Directions for this task:
Go through the listing and set it down exactly, leaving out its pictures.
── Given information ──
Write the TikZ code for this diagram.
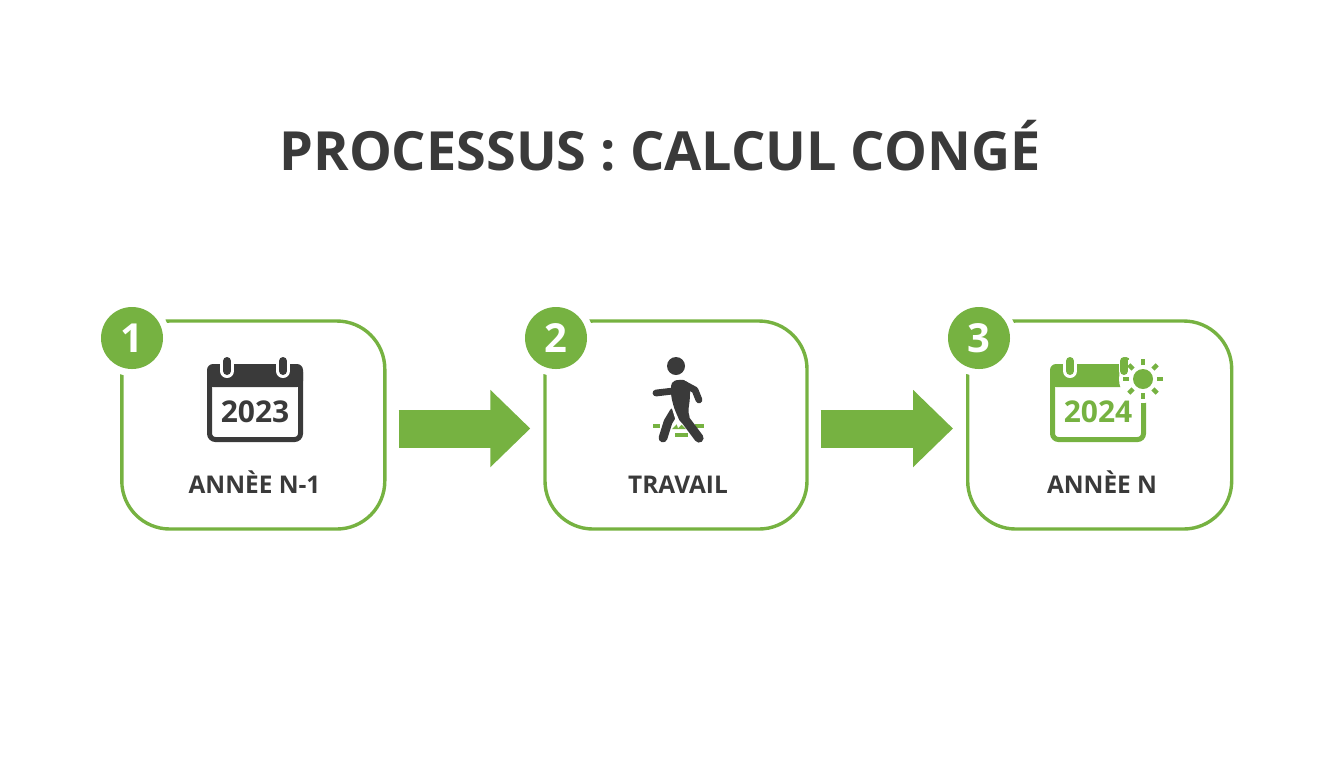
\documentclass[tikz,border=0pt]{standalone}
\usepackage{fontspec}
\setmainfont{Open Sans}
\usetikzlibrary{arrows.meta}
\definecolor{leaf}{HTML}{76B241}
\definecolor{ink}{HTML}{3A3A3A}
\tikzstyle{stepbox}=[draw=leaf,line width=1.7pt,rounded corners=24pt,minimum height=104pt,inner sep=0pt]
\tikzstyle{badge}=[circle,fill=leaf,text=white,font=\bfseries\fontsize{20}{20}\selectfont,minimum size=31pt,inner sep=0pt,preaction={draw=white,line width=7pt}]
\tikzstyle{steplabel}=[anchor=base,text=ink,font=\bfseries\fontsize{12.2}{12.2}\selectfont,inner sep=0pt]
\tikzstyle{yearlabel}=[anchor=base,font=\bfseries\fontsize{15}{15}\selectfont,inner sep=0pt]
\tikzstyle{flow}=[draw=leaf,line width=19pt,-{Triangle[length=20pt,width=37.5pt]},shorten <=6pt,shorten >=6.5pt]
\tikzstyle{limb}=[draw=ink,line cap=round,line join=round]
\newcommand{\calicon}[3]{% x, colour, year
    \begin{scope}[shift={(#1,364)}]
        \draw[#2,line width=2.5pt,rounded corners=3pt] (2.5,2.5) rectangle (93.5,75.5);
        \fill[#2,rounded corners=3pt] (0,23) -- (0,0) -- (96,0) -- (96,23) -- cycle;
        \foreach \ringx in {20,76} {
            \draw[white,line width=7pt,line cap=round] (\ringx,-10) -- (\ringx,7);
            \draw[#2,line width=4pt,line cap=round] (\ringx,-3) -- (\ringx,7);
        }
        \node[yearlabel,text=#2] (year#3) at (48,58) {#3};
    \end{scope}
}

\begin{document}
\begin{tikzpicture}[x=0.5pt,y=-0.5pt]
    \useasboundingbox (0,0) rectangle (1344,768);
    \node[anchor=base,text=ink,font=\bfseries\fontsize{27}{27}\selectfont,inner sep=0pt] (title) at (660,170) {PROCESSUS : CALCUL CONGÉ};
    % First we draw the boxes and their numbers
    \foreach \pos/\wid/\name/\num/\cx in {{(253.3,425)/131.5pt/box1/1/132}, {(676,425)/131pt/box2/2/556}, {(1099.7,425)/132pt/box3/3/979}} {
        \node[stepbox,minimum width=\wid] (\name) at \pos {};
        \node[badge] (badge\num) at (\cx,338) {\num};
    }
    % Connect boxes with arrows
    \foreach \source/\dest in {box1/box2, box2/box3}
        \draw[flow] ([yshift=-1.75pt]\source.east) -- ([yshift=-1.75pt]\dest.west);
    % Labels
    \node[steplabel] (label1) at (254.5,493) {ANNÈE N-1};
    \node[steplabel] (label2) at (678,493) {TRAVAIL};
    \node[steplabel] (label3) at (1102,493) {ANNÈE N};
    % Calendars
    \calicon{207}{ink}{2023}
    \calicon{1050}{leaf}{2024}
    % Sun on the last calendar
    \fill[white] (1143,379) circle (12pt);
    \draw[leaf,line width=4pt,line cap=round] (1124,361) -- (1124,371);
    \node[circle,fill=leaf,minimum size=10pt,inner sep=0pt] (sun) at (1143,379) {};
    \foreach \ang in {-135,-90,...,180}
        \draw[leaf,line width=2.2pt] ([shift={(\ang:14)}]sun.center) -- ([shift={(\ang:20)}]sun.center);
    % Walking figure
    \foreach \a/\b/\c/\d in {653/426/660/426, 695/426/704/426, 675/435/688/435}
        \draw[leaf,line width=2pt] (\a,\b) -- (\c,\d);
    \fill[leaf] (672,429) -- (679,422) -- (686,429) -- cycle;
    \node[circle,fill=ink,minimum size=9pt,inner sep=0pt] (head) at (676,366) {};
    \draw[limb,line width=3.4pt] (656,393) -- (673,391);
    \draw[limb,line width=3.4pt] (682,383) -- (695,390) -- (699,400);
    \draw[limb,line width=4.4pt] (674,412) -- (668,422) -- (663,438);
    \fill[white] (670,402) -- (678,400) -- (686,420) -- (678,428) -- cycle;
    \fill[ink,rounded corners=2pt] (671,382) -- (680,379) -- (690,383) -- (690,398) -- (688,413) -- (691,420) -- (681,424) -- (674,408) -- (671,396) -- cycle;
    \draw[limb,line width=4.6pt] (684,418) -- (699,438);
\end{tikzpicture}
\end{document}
───
Answer to the task:
Write the TikZ code for this diagram.
\documentclass[tikz,border=0pt]{standalone}
\usepackage{fontspec}
\setmainfont{Open Sans}
\usetikzlibrary{arrows.meta}
\definecolor{leaf}{HTML}{76B241}
\definecolor{ink}{HTML}{3A3A3A}
\tikzstyle{stepbox}=[draw=leaf,line width=1.7pt,rounded corners=24pt,minimum height=104pt,inner sep=0pt]
\tikzstyle{badge}=[circle,fill=leaf,text=white,font=\bfseries\fontsize{20}{20}\selectfont,minimum size=31pt,inner sep=0pt,preaction={draw=white,line width=7pt}]
\tikzstyle{steplabel}=[anchor=base,text=ink,font=\bfseries\fontsize{12.2}{12.2}\selectfont,inner sep=0pt]
\tikzstyle{yearlabel}=[anchor=base,font=\bfseries\fontsize{15}{15}\selectfont,inner sep=0pt]
\tikzstyle{flow}=[draw=leaf,line width=19pt,-{Triangle[length=20pt,width=37.5pt]},shorten <=6pt,shorten >=6.5pt]
\tikzstyle{limb}=[draw=ink,line cap=round,line join=round]
\newcommand{\calicon}[3]{% x, colour, year
    \begin{scope}[shift={(#1,364)}]
        \draw[#2,line width=2.5pt,rounded corners=3pt] (2.5,2.5) rectangle (93.5,75.5);
        \fill[#2,rounded corners=3pt] (0,23) -- (0,0) -- (96,0) -- (96,23) -- cycle;
        \foreach \ringx in {20,76} {
            \draw[white,line width=7pt,line cap=round] (\ringx,-10) -- (\ringx,7);
            \draw[#2,line width=4pt,line cap=round] (\ringx,-3) -- (\ringx,7);
        }
        \node[yearlabel,text=#2] (year#3) at (48,58) {#3};
    \end{scope}
}

\begin{document}
\begin{tikzpicture}[x=0.5pt,y=-0.5pt]
    \useasboundingbox (0,0) rectangle (1344,768);
    \node[anchor=base,text=ink,font=\bfseries\fontsize{27}{27}\selectfont,inner sep=0pt] (title) at (660,170) {PROCESSUS : CALCUL CONGÉ};
    % First we draw the boxes and their numbers
    \foreach \pos/\wid/\name/\num/\cx in {{(253.3,425)/131.5pt/box1/1/132}, {(676,425)/131pt/box2/2/556}, {(1099.7,425)/132pt/box3/3/979}} {
        \node[stepbox,minimum width=\wid] (\name) at \pos {};
        \node[badge] (badge\num) at (\cx,338) {\num};
    }
    % Connect boxes with arrows
    \foreach \source/\dest in {box1/box2, box2/box3}
        \draw[flow] ([yshift=-1.75pt]\source.east) -- ([yshift=-1.75pt]\dest.west);
    % Labels
    \node[steplabel] (label1) at (254.5,493) {ANNÈE N-1};
    \node[steplabel] (label2) at (678,493) {TRAVAIL};
    \node[steplabel] (label3) at (1102,493) {ANNÈE N};
    % Calendars
    \calicon{207}{ink}{2023}
    \calicon{1050}{leaf}{2024}
    % Sun on the last calendar
    \fill[white] (1143,379) circle (12pt);
    \draw[leaf,line width=4pt,line cap=round] (1124,361) -- (1124,371);
    \node[circle,fill=leaf,minimum size=10pt,inner sep=0pt] (sun) at (1143,379) {};
    \foreach \ang in {-135,-90,...,180}
        \draw[leaf,line width=2.2pt] ([shift={(\ang:14)}]sun.center) -- ([shift={(\ang:20)}]sun.center);
    % Walking figure
    \foreach \a/\b/\c/\d in {653/426/660/426, 695/426/704/426, 675/435/688/435}
        \draw[leaf,line width=2pt] (\a,\b) -- (\c,\d);
    \fill[leaf] (672,429) -- (679,422) -- (686,429) -- cycle;
    \node[circle,fill=ink,minimum size=9pt,inner sep=0pt] (head) at (676,366) {};
    \draw[limb,line width=3.4pt] (656,393) -- (673,391);
    \draw[limb,line width=3.4pt] (682,383) -- (695,390) -- (699,400);
    \draw[limb,line width=4.4pt] (674,412) -- (668,422) -- (663,438);
    \fill[white] (670,402) -- (678,400) -- (686,420) -- (678,428) -- cycle;
    \fill[ink,rounded corners=2pt] (671,382) -- (680,379) -- (690,383) -- (690,398) -- (688,413) -- (691,420) -- (681,424) -- (674,408) -- (671,396) -- cycle;
    \draw[limb,line width=4.6pt] (684,418) -- (699,438);
\end{tikzpicture}
\end{document}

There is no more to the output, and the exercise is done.